United Launch Alliance Delta II rocket with the Orbiting Carbon Observatory-2 (OCO-2) satellite onboard, moments after the launch gantry was moved at the Space Launch Complex Two, of the Vandenberg Air Force Base, California, USA, 30 June 2014

© EPA/NASA/Bill Ingalls HANDOUT

NEW YORK, July 30. /ITAR-TASS/. The Delta 4 carrier rocket with two spy satellites that will be used by the U.S. Air Force for surveillance over foreign spacecraft was launched from Cape Canaveral at 19:28 p.m., U.S. Eastern Daylight Time, Monday (23:28 UTC).

United Launch Alliance (ULA) - a joint venture of Boeing and Lockheed Martin, launched the rocket.

United Launch Alliance said in a press release that “ULA Delta IV rocket successfully launched the AFSPC-4 mission for the U.S. Air Force on July 28 at 7:28 p.m. EDT from Space Launch Complex-37. This is ULA’s eighth launch in 2014, and the 85th successful launch since the company was formed in December 2006.”

“The ULA team is proud to have delivered the twin Geosynchronous Space Situational Awareness Program (GSSAP) spacecraft to orbit today,” said Jim Sponnick, ULA vice president, Atlas and Delta Programs. “We are privileged to work with a top notch U.S. government and contractor mission team that is committed to mission success.”

This mission was launched aboard a Delta IV Medium-plus (4,2) configuration Evolved Expendable Launch Vehicle (EELV) using a single ULA common booster core powered by an Aerojet Rocketdyne RS-68 main engine, along with two ATK GEM-60 solid rocket motors. The upper stage was powered by an Aerojet Rocketdyne RL10B-2 engine, with the satellite encapsulated in a 4-meter-diameter composite payload fairing, the release says.

In addition to the two GSSAP satellites delivered to near-geosynchronous orbit, the secondary payload, Automated Navigation and Guidance Experiment for Local Space (ANGELS) satellite is managed by the Air Force Research Laboratory (AFRL), it said.

“This launch marks the first EELV secondary payload adapter (ESPA) to launch on a Delta rocket,” said Sponnick. “This mission represents an excellent utilization of rideshare capabilities that has enabled a low-cost way for the AFRL ANGELS team to flight demonstrate future spacecraft technologies.”

The twin GSSAP spacecraft will support U.S. Strategic Command space surveillance operations as a dedicated Space Surveillance Network sensor. The GSSAP will also support Joint Functional Component Command for Space to collect space situational awareness data, allowing for more accurate tracking and characterization of synthetic orbiting objects. ANGELS examines techniques for providing a clearer picture of the environment surrounding our nation’s vital space assets, says the release.
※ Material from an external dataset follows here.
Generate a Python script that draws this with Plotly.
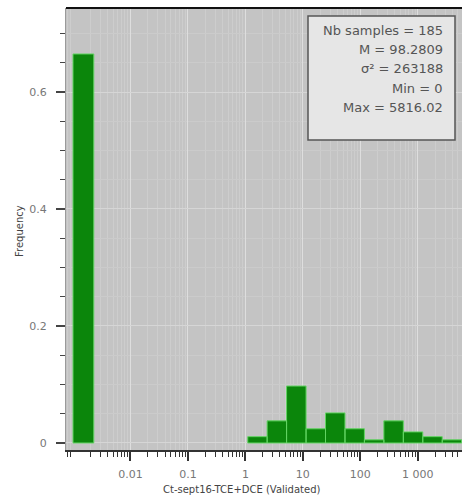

ULA's next launch is the Atlas V GPS IIF-7 mission for the Air Force scheduled for Aug. 1 from Space Launch Complex-41 at Cape Canaveral Air Force Station, Florida, it says.

The EELV program was established by the United States Air Force to provide assured access to space for Department of Defense and other government payloads. The commercially developed EELV program supports the full range of government mission requirements, while delivering on schedule and providing significant cost savings over the heritage launch systems.

ULA has successfully delivered more than 80 satellites to orbit that provide critical capabilities for troops in the field, aid meteorologists in tracking severe weather, enable personal device-based GPS navigation and unlock the mysteries of the solar system.